* **INFORMATION PROVIDED**:
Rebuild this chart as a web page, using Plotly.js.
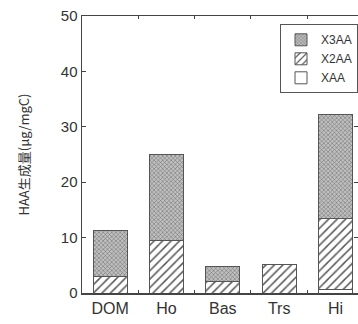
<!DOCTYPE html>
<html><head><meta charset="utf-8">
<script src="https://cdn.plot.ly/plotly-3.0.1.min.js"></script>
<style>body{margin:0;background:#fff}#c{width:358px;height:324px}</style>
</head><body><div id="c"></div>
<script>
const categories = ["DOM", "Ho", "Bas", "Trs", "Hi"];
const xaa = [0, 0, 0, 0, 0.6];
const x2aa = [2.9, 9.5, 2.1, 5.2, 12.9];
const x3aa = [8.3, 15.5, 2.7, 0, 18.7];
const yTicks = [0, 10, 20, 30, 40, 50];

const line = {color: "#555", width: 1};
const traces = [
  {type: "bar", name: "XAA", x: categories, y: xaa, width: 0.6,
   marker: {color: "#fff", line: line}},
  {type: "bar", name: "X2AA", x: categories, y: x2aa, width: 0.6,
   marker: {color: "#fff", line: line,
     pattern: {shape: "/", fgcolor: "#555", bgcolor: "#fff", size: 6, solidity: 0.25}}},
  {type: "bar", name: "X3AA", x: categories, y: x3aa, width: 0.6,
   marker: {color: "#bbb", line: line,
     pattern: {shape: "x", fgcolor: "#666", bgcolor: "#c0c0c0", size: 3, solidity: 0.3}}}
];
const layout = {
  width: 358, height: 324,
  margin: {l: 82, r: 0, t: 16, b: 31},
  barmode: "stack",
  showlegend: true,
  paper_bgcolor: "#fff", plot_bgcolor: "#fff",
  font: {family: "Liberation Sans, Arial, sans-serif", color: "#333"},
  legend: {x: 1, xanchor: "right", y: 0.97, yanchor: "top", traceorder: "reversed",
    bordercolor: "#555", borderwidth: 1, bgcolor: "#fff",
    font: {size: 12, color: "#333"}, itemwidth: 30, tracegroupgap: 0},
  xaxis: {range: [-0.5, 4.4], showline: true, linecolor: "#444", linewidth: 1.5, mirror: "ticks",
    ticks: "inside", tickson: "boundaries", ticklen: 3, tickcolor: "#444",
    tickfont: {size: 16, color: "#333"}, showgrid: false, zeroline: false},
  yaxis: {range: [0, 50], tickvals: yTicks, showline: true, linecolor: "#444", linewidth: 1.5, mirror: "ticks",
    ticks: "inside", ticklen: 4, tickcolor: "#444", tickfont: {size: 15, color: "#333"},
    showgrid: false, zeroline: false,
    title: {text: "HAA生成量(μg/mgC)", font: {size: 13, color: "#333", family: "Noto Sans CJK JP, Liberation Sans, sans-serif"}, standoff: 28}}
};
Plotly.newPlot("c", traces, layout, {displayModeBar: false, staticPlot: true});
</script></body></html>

---

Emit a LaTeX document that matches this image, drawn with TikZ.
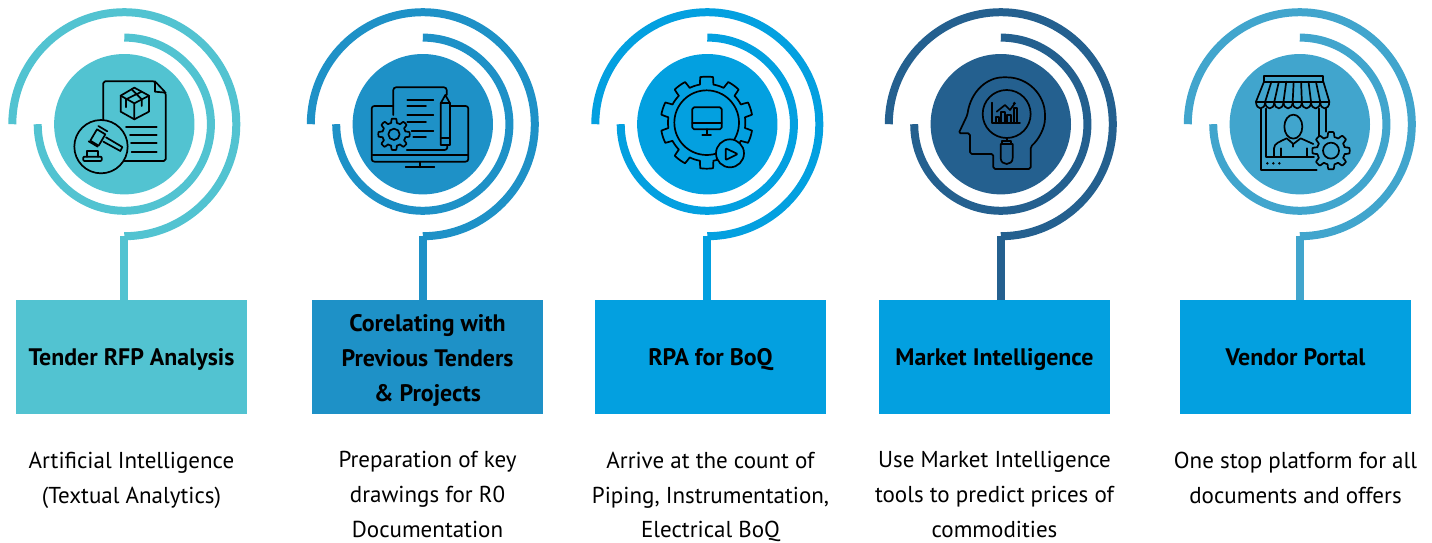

---

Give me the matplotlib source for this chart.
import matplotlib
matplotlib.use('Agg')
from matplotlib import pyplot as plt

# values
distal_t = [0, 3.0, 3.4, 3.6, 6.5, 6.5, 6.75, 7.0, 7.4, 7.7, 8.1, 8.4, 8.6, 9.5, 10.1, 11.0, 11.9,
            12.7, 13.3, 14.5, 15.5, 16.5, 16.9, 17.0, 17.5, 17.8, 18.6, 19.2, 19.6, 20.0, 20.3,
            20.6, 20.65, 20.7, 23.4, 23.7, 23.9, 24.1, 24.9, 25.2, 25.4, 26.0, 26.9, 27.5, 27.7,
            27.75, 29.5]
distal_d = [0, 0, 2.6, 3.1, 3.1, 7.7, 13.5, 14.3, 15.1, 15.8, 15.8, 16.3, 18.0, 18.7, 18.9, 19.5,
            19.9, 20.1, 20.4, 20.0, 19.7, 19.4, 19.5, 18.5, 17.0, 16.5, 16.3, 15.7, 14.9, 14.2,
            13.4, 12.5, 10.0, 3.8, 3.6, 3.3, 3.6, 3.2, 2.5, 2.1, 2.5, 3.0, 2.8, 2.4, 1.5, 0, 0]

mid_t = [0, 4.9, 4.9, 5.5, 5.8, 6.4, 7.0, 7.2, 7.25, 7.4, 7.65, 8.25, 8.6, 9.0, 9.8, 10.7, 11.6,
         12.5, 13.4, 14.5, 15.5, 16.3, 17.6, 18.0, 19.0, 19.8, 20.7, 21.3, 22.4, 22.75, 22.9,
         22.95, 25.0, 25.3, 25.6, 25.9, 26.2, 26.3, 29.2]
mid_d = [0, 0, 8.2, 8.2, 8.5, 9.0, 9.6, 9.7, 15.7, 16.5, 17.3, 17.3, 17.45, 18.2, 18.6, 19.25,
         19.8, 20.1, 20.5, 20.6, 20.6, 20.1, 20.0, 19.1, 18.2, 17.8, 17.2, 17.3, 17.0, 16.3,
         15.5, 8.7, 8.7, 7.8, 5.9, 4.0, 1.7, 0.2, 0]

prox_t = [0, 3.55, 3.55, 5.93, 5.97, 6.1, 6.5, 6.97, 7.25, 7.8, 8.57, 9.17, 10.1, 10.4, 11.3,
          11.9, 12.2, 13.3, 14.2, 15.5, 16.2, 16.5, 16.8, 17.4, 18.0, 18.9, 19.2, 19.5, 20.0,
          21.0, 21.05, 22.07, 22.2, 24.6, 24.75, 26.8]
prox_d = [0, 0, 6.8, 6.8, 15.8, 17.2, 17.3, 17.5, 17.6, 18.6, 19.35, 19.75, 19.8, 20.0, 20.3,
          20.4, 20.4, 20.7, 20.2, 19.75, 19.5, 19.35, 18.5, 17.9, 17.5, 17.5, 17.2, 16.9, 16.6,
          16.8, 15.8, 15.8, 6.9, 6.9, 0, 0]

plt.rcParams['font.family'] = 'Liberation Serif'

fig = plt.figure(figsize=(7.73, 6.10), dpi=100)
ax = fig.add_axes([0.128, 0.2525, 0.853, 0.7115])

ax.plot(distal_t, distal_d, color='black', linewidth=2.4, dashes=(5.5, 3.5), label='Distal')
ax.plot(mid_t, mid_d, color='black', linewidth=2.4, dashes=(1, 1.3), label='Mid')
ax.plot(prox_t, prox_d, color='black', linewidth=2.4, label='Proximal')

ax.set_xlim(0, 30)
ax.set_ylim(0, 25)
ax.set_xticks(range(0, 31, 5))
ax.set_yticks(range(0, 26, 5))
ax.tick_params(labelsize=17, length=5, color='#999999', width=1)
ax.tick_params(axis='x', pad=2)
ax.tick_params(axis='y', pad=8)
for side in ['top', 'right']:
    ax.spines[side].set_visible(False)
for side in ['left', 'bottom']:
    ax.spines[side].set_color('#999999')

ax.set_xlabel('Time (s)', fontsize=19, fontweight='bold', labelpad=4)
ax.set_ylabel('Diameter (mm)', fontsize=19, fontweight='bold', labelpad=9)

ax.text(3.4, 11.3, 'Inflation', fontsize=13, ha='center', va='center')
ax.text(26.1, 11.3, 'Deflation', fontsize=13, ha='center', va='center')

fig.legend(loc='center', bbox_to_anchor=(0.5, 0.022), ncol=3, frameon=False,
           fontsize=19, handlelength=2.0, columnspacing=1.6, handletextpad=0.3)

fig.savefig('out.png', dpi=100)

* **INSTRUCTIONS TO FOLLOW**: Your task is to quote exactly the lines beginning with the one that contains "Give me the matplotlib source for this chart." and ending with the one that contains "from matplotlib import pyplot as plt", with nothing left out or added.

* **SOLUTION TO THE PROBLEM**:
Give me the matplotlib source for this chart.
import matplotlib
matplotlib.use('Agg')
from matplotlib import pyplot as plt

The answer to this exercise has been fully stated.